| What you should do |
Provide the data again in its entirety, exactly as given.

| Collected data |
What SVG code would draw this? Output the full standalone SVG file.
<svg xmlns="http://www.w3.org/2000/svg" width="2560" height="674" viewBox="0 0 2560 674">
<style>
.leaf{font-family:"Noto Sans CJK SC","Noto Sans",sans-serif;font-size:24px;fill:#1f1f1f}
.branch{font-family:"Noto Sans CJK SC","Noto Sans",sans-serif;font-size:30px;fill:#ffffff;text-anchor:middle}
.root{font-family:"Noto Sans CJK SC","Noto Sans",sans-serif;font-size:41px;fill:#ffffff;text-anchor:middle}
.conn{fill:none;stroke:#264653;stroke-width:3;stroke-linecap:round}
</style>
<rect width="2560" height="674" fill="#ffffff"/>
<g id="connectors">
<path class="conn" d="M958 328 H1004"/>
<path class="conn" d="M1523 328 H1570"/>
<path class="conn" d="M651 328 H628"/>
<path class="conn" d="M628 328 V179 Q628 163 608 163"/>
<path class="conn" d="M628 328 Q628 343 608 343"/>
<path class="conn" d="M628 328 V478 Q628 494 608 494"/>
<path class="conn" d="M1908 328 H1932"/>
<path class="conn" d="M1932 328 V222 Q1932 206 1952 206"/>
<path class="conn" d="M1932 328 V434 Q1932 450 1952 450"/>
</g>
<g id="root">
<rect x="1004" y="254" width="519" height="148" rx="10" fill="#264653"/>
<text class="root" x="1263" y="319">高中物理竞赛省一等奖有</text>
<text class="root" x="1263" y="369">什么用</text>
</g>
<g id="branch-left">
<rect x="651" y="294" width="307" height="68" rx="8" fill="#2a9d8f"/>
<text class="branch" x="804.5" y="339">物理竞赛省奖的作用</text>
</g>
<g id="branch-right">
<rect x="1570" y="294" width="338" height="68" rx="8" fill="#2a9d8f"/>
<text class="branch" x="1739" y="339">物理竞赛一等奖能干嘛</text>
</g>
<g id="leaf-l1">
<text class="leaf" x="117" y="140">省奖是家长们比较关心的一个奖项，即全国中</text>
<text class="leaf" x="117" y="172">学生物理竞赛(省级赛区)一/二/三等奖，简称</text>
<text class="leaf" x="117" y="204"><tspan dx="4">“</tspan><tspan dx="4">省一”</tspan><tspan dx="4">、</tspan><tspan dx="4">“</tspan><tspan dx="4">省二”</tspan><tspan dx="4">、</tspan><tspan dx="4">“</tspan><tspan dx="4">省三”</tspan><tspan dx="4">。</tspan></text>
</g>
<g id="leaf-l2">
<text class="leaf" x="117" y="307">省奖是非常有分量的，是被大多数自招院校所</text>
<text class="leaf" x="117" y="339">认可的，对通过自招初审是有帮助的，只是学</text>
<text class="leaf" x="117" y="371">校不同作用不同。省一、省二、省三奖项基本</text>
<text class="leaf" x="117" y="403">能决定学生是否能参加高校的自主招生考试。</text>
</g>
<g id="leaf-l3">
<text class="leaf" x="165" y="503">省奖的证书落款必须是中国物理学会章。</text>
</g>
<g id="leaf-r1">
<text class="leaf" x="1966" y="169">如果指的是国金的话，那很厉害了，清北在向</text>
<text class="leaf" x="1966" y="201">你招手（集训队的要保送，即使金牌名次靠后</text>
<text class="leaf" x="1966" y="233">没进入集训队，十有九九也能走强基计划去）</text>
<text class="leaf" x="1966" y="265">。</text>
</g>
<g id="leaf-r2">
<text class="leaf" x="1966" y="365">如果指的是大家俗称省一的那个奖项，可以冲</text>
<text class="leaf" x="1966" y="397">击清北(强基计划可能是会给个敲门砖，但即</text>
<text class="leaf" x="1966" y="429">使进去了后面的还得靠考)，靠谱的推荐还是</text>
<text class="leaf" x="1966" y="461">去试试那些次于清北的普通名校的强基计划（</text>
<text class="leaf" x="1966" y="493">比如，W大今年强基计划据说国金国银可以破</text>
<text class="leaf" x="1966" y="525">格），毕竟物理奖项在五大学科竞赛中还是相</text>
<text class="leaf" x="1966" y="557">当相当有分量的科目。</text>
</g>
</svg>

| Finished exercise |
What SVG code would draw this? Output the full standalone SVG file.
<svg xmlns="http://www.w3.org/2000/svg" width="2560" height="674" viewBox="0 0 2560 674">
<style>
.leaf{font-family:"Noto Sans CJK SC","Noto Sans",sans-serif;font-size:24px;fill:#1f1f1f}
.branch{font-family:"Noto Sans CJK SC","Noto Sans",sans-serif;font-size:30px;fill:#ffffff;text-anchor:middle}
.root{font-family:"Noto Sans CJK SC","Noto Sans",sans-serif;font-size:41px;fill:#ffffff;text-anchor:middle}
.conn{fill:none;stroke:#264653;stroke-width:3;stroke-linecap:round}
</style>
<rect width="2560" height="674" fill="#ffffff"/>
<g id="connectors">
<path class="conn" d="M958 328 H1004"/>
<path class="conn" d="M1523 328 H1570"/>
<path class="conn" d="M651 328 H628"/>
<path class="conn" d="M628 328 V179 Q628 163 608 163"/>
<path class="conn" d="M628 328 Q628 343 608 343"/>
<path class="conn" d="M628 328 V478 Q628 494 608 494"/>
<path class="conn" d="M1908 328 H1932"/>
<path class="conn" d="M1932 328 V222 Q1932 206 1952 206"/>
<path class="conn" d="M1932 328 V434 Q1932 450 1952 450"/>
</g>
<g id="root">
<rect x="1004" y="254" width="519" height="148" rx="10" fill="#264653"/>
<text class="root" x="1263" y="319">高中物理竞赛省一等奖有</text>
<text class="root" x="1263" y="369">什么用</text>
</g>
<g id="branch-left">
<rect x="651" y="294" width="307" height="68" rx="8" fill="#2a9d8f"/>
<text class="branch" x="804.5" y="339">物理竞赛省奖的作用</text>
</g>
<g id="branch-right">
<rect x="1570" y="294" width="338" height="68" rx="8" fill="#2a9d8f"/>
<text class="branch" x="1739" y="339">物理竞赛一等奖能干嘛</text>
</g>
<g id="leaf-l1">
<text class="leaf" x="117" y="140">省奖是家长们比较关心的一个奖项，即全国中</text>
<text class="leaf" x="117" y="172">学生物理竞赛(省级赛区)一/二/三等奖，简称</text>
<text class="leaf" x="117" y="204"><tspan dx="4">“</tspan><tspan dx="4">省一”</tspan><tspan dx="4">、</tspan><tspan dx="4">“</tspan><tspan dx="4">省二”</tspan><tspan dx="4">、</tspan><tspan dx="4">“</tspan><tspan dx="4">省三”</tspan><tspan dx="4">。</tspan></text>
</g>
<g id="leaf-l2">
<text class="leaf" x="117" y="307">省奖是非常有分量的，是被大多数自招院校所</text>
<text class="leaf" x="117" y="339">认可的，对通过自招初审是有帮助的，只是学</text>
<text class="leaf" x="117" y="371">校不同作用不同。省一、省二、省三奖项基本</text>
<text class="leaf" x="117" y="403">能决定学生是否能参加高校的自主招生考试。</text>
</g>
<g id="leaf-l3">
<text class="leaf" x="165" y="503">省奖的证书落款必须是中国物理学会章。</text>
</g>
<g id="leaf-r1">
<text class="leaf" x="1966" y="169">如果指的是国金的话，那很厉害了，清北在向</text>
<text class="leaf" x="1966" y="201">你招手（集训队的要保送，即使金牌名次靠后</text>
<text class="leaf" x="1966" y="233">没进入集训队，十有九九也能走强基计划去）</text>
<text class="leaf" x="1966" y="265">。</text>
</g>
<g id="leaf-r2">
<text class="leaf" x="1966" y="365">如果指的是大家俗称省一的那个奖项，可以冲</text>
<text class="leaf" x="1966" y="397">击清北(强基计划可能是会给个敲门砖，但即</text>
<text class="leaf" x="1966" y="429">使进去了后面的还得靠考)，靠谱的推荐还是</text>
<text class="leaf" x="1966" y="461">去试试那些次于清北的普通名校的强基计划（</text>
<text class="leaf" x="1966" y="493">比如，W大今年强基计划据说国金国银可以破</text>
<text class="leaf" x="1966" y="525">格），毕竟物理奖项在五大学科竞赛中还是相</text>
<text class="leaf" x="1966" y="557">当相当有分量的科目。</text>
</g>
</svg>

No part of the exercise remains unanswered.